The crucial ingredient in the mix was a redrafting of the Mendoza wine map.

Since the late 1980s, vineyards have been planted at much higher altitudes, where cooler nights slow the ripening process and prolong the growing season, meaning that the resultant grapes have time to build up subtlety as well as sugar while retaining refreshing acidity.

The belief is that the clarity of light here plays a part in building up the phenolics so important to fine red wines.

Many of the best new vineyards have been planted in the Uco valley at altitudes of up to 1,700m. In Europe, 500m is regarded as the maximum altitude at which grapes can be persuaded to ripen.

Tupungato and Tunuyán are the most important departments for fine wine production in the Uco valley, with La Consulta district cool enough to have encouraged growers to plant white wine grapes as well as the finicky Pinot Noir that ripens so early it needs a particularly cool climate.

But Malbec is by far the dominant grape variety of Mendoza province. Indeed, Mendoza Malbec has played by far the biggest part in Argentina’s successful transformation into a successful wine exporter.

It produces rich, powerful wines, typically packaged in overweight bottles that satisfy marketeers if not ecologists, and conform to what has been the stereotype of a successful red wine.

Mendoza Malbec was such a hit in the US market that producers in Cahors in southwest France, home of the grape variety, started calling their grape Malbec instead of using their traditional names Cot and Auxerrois.

But the winds of change have recently been blowing through the vineyards of Mendoza, with many producers deliberately making finer, more scented reds from their signature grape variety by, among other things, picking grapes earlier and reducing the number of new oak barrels.

There has been no shortage of outside investment in Mendoza wine.

Prominent incomers include Michel Rolland, the world’s most famous consultant winemaker who owns the Clos de los Siete winery; Diane and Hervé Joyaux Fabre of Fabre Montmayou; California’s Cuvaison; Cava giant Codorniu; and José-Manuel Ortega, a Spanish former banker whose wife also runs one of many exciting restaurants in the wine country outside the city of Mendoza.

Argentina, with its waves of immigration from France, Spain, Italy and Germany, has long benefited from its particularly diverse range of cultural influences and all of these are reflected in the increasingly wide variety of wines coming out of Mendoza.
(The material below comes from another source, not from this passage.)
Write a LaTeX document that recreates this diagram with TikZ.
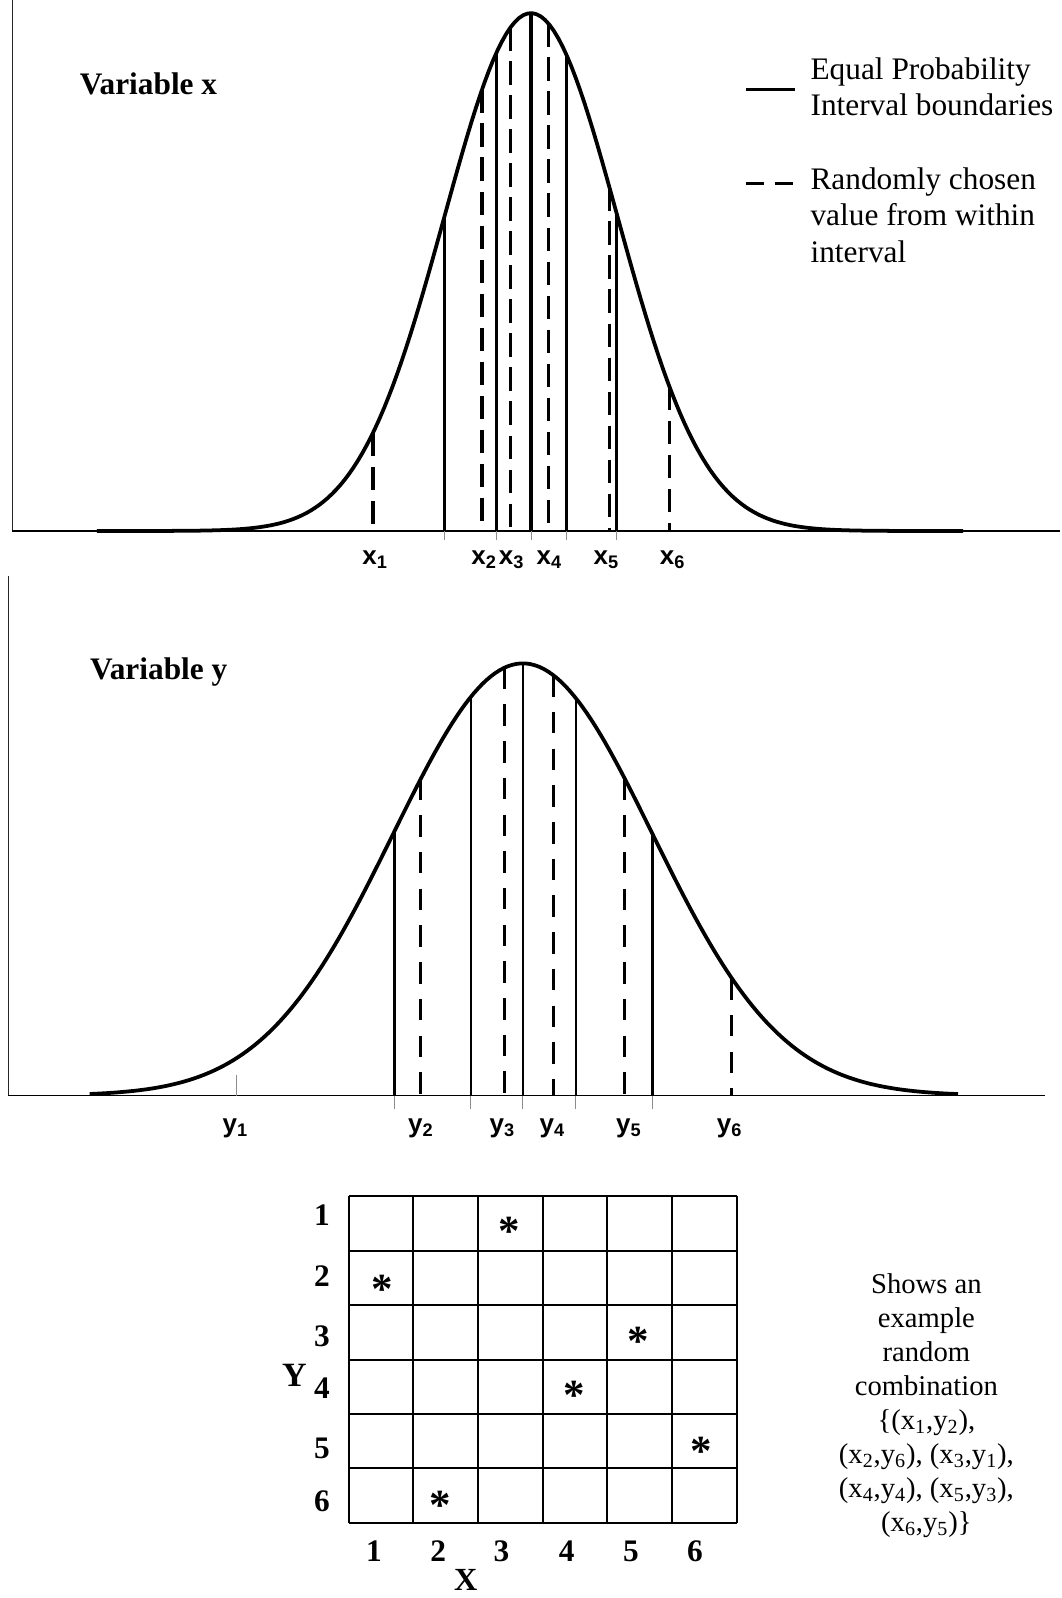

Rather unexpectedly, Mendoza turns out to be the source of some particularly fine, distinctive Chardonnay, a grape that seems to thrive in the relatively long hours of Mendoza sunshine.

Torrontés, the Argentine speciality white grape, also thrives there, as does Pinot Gris and even Friulano, as well as, from the highest vineyards, Sauvignon Blanc.

Mendoza is no longer a one-grape wonder, even if hail remains the bane of every vine grower’s spring and summer.